* [EXTRACTED DATA]:
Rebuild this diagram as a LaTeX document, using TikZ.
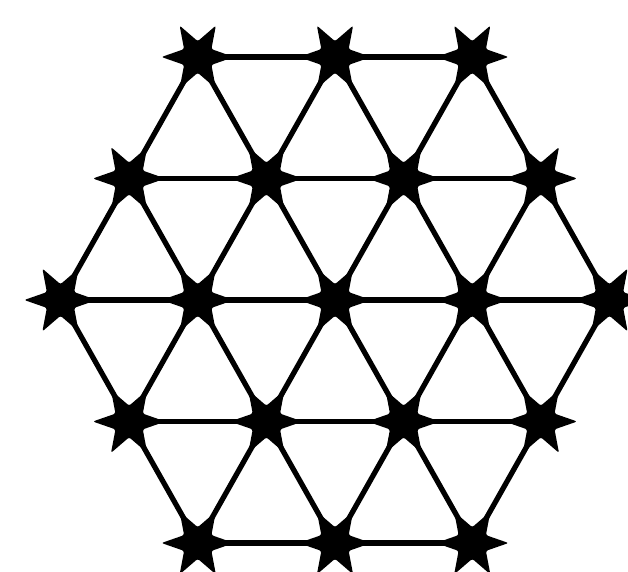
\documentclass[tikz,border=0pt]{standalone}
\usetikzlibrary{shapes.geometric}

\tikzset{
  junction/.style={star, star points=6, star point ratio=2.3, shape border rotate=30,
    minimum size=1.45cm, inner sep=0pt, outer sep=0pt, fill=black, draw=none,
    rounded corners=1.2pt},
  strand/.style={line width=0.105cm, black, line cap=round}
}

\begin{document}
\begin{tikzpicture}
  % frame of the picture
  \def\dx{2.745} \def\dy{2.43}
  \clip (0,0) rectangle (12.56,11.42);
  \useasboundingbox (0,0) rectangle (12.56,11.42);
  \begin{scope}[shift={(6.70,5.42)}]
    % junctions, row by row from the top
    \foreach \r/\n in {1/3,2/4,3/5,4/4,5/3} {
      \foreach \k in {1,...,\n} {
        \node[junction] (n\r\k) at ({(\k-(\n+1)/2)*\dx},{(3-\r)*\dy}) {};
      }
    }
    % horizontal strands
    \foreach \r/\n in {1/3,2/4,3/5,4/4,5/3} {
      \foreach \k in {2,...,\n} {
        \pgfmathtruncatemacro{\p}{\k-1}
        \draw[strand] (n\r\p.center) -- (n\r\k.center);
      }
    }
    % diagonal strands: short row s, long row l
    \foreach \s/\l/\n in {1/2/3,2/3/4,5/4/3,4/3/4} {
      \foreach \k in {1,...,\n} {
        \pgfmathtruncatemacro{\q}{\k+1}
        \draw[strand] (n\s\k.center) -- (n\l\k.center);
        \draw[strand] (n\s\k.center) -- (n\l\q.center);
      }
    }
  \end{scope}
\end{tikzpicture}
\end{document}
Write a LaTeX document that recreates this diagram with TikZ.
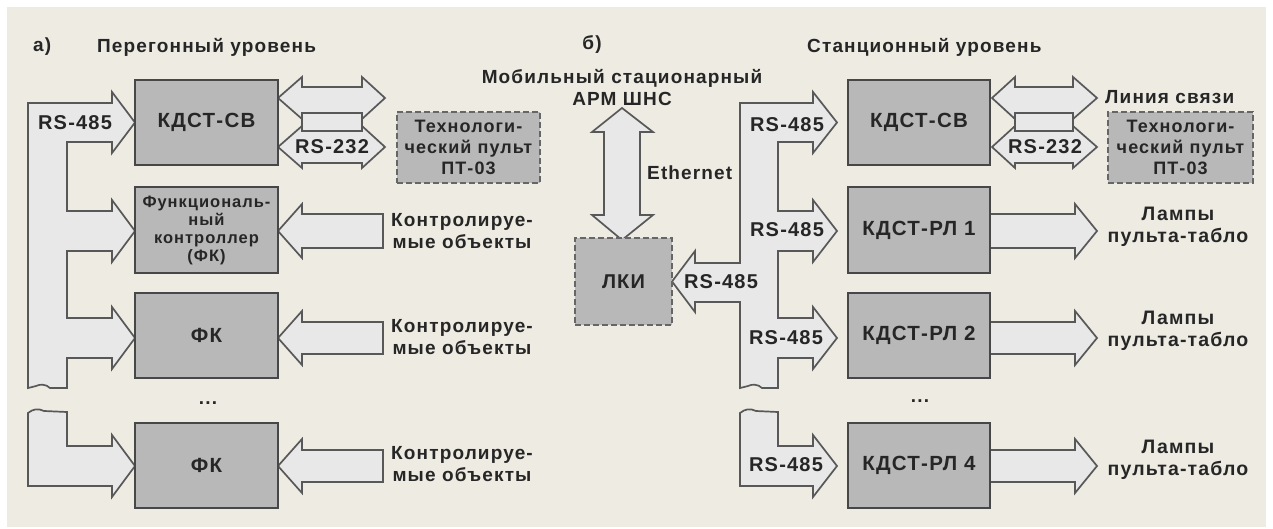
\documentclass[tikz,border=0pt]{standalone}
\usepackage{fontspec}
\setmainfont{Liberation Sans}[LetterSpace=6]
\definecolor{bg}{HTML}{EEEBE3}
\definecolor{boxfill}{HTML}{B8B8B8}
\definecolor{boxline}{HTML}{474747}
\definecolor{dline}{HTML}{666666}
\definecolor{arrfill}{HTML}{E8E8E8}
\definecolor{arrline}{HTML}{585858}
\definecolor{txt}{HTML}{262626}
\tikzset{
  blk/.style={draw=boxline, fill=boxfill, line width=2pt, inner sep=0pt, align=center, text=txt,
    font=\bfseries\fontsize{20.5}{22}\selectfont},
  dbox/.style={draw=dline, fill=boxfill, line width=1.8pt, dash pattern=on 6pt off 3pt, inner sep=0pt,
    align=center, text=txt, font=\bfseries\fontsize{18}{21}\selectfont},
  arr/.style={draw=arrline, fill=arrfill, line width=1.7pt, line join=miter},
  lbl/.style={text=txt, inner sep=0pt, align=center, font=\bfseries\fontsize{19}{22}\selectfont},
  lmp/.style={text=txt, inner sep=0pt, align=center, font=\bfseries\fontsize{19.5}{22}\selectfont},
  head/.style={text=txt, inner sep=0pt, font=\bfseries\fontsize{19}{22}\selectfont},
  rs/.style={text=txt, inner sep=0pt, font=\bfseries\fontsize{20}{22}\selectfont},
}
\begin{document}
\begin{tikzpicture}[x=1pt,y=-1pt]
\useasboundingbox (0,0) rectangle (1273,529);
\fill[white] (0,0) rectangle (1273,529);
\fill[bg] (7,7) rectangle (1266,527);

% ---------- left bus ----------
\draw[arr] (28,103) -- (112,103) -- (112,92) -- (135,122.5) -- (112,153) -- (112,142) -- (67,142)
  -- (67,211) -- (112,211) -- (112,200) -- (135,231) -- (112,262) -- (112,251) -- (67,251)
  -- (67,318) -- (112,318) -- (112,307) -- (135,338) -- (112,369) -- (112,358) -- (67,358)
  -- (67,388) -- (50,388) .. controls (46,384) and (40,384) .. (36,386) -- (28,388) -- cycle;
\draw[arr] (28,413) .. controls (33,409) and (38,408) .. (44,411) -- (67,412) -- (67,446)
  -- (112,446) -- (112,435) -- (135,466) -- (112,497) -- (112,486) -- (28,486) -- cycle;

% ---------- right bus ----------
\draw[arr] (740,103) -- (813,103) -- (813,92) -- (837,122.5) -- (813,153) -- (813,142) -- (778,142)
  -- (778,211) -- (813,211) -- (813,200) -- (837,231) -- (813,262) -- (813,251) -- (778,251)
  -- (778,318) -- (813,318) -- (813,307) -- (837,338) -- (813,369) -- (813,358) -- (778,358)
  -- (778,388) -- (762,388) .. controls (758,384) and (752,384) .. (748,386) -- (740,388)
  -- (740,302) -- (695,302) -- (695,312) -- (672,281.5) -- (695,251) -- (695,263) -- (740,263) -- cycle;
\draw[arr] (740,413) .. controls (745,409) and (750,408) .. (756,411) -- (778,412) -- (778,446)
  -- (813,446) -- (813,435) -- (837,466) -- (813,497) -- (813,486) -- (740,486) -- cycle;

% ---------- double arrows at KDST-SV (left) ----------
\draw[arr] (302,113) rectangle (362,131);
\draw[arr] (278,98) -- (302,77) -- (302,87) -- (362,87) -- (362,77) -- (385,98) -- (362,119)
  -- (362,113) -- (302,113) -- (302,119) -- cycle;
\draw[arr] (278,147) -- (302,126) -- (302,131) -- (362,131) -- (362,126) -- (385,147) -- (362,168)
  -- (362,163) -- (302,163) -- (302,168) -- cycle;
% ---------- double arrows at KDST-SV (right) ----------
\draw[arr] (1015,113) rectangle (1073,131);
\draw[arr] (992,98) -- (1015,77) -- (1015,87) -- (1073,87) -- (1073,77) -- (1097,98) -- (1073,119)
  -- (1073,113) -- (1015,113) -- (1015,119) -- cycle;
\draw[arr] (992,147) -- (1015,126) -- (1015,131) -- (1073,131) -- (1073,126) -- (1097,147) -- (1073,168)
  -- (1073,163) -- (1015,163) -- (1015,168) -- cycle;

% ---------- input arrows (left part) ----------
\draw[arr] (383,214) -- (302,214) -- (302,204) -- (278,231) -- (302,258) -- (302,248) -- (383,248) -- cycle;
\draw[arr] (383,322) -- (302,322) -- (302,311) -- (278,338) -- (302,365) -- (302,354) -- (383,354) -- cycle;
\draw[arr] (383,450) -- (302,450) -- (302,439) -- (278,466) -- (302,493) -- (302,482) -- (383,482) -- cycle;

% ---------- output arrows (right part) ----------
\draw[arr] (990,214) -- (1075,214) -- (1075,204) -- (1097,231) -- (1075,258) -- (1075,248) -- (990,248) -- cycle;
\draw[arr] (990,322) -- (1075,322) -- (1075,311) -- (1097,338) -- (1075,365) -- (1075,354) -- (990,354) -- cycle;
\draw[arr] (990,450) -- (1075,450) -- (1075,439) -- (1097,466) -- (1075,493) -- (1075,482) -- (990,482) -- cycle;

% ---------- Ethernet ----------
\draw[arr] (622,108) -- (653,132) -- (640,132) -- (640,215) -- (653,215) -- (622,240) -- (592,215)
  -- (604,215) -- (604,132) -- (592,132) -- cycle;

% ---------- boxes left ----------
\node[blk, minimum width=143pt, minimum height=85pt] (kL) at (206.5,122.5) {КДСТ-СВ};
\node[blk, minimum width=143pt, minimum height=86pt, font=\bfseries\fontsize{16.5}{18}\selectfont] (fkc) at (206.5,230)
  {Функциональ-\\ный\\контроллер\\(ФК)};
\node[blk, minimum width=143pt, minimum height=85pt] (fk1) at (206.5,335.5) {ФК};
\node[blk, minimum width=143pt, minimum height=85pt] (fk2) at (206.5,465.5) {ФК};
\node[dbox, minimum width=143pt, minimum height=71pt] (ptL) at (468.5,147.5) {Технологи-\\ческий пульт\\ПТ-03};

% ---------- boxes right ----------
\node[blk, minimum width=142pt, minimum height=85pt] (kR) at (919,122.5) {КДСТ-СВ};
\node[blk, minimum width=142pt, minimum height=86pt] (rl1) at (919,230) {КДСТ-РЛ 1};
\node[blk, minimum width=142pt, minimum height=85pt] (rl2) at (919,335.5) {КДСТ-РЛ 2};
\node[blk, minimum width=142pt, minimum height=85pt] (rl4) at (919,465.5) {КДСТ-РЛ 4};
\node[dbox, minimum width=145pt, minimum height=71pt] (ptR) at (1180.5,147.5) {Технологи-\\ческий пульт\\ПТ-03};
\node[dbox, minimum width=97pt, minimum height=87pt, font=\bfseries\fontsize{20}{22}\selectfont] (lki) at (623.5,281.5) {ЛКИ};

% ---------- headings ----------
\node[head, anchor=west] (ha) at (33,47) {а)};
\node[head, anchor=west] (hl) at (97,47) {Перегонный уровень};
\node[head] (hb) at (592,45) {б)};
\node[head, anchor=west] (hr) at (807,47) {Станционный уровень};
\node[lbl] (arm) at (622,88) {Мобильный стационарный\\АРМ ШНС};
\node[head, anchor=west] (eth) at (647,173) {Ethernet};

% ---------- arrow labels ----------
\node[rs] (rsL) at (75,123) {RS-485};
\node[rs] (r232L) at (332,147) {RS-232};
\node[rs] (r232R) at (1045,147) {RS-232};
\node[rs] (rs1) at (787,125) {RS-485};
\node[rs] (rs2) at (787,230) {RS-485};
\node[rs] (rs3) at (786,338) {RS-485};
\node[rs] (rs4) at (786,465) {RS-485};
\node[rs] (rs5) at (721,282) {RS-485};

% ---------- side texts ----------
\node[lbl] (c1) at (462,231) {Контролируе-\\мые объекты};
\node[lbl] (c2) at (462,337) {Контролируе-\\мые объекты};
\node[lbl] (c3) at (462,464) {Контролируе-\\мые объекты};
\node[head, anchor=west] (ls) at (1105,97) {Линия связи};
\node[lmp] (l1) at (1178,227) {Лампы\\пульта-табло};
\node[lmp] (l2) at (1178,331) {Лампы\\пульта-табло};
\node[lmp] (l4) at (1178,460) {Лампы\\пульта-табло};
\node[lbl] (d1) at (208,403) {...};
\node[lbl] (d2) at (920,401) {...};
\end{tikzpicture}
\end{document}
...
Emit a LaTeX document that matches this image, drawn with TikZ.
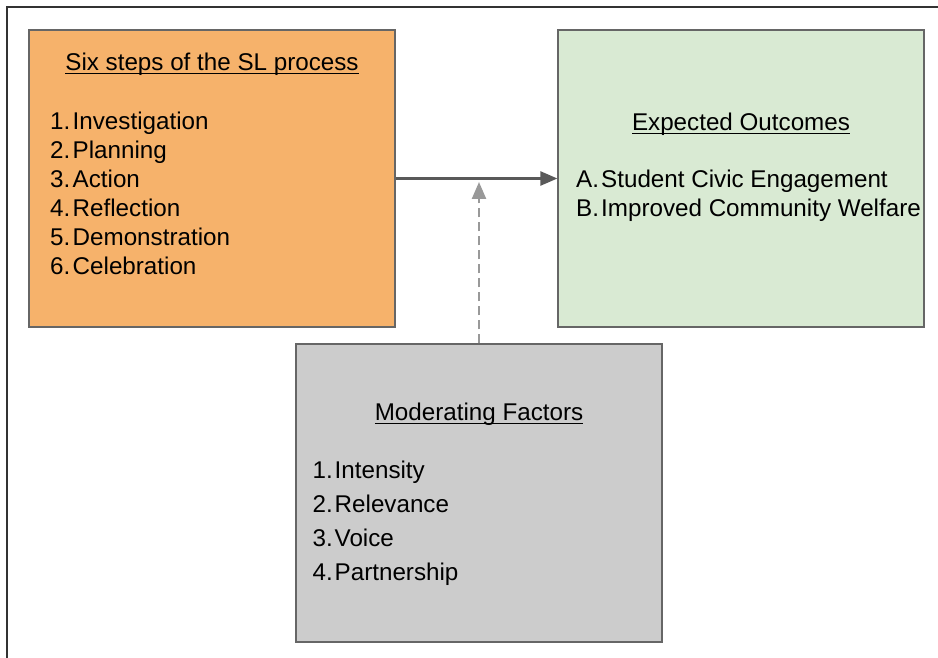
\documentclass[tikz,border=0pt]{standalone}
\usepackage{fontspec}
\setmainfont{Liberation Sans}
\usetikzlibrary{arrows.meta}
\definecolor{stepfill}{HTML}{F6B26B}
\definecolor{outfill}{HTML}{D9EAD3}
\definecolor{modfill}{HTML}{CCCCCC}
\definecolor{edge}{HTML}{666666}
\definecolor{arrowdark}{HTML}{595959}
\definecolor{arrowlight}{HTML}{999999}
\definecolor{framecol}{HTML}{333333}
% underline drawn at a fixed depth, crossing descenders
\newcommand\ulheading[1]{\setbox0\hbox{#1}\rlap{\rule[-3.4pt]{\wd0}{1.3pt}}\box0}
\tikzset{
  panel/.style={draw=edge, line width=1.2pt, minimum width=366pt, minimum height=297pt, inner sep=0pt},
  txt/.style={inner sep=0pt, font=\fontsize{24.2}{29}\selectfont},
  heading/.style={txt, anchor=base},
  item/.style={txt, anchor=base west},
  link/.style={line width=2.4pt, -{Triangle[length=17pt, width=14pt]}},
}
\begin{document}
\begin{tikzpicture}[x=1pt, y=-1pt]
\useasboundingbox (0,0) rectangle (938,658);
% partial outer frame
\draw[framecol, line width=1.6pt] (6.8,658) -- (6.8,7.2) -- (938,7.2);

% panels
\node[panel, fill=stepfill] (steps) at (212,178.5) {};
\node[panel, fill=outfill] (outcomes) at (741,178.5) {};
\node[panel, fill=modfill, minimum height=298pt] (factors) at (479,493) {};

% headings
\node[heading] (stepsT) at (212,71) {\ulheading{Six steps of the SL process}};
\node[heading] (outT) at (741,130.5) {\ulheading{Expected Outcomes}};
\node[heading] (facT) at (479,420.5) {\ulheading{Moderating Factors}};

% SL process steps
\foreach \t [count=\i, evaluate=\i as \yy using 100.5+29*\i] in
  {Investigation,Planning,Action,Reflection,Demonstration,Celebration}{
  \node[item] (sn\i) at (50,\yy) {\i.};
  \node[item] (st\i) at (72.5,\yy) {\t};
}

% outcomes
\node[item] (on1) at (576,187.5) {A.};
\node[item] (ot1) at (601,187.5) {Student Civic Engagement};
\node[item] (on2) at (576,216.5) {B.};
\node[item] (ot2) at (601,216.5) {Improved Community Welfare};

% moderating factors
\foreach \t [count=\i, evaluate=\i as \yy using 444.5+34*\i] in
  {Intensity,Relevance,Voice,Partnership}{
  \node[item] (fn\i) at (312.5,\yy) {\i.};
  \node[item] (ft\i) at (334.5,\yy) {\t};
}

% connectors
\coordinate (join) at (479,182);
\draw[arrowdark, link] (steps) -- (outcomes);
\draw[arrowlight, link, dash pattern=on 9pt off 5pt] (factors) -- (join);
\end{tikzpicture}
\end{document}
---
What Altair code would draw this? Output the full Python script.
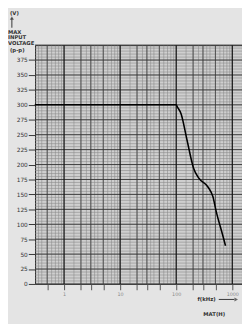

* [YOUR OBJECTIVE]:
Look for the word "using" and return every line where it occurs.

* [TASK ANSWER]:
Rebuild this diagram as a LaTeX document, using TikZ.
\foreach \t [count=\i, evaluate=\i as \yy using 100.5+29*\i] in
\foreach \t [count=\i, evaluate=\i as \yy using 444.5+34*\i] in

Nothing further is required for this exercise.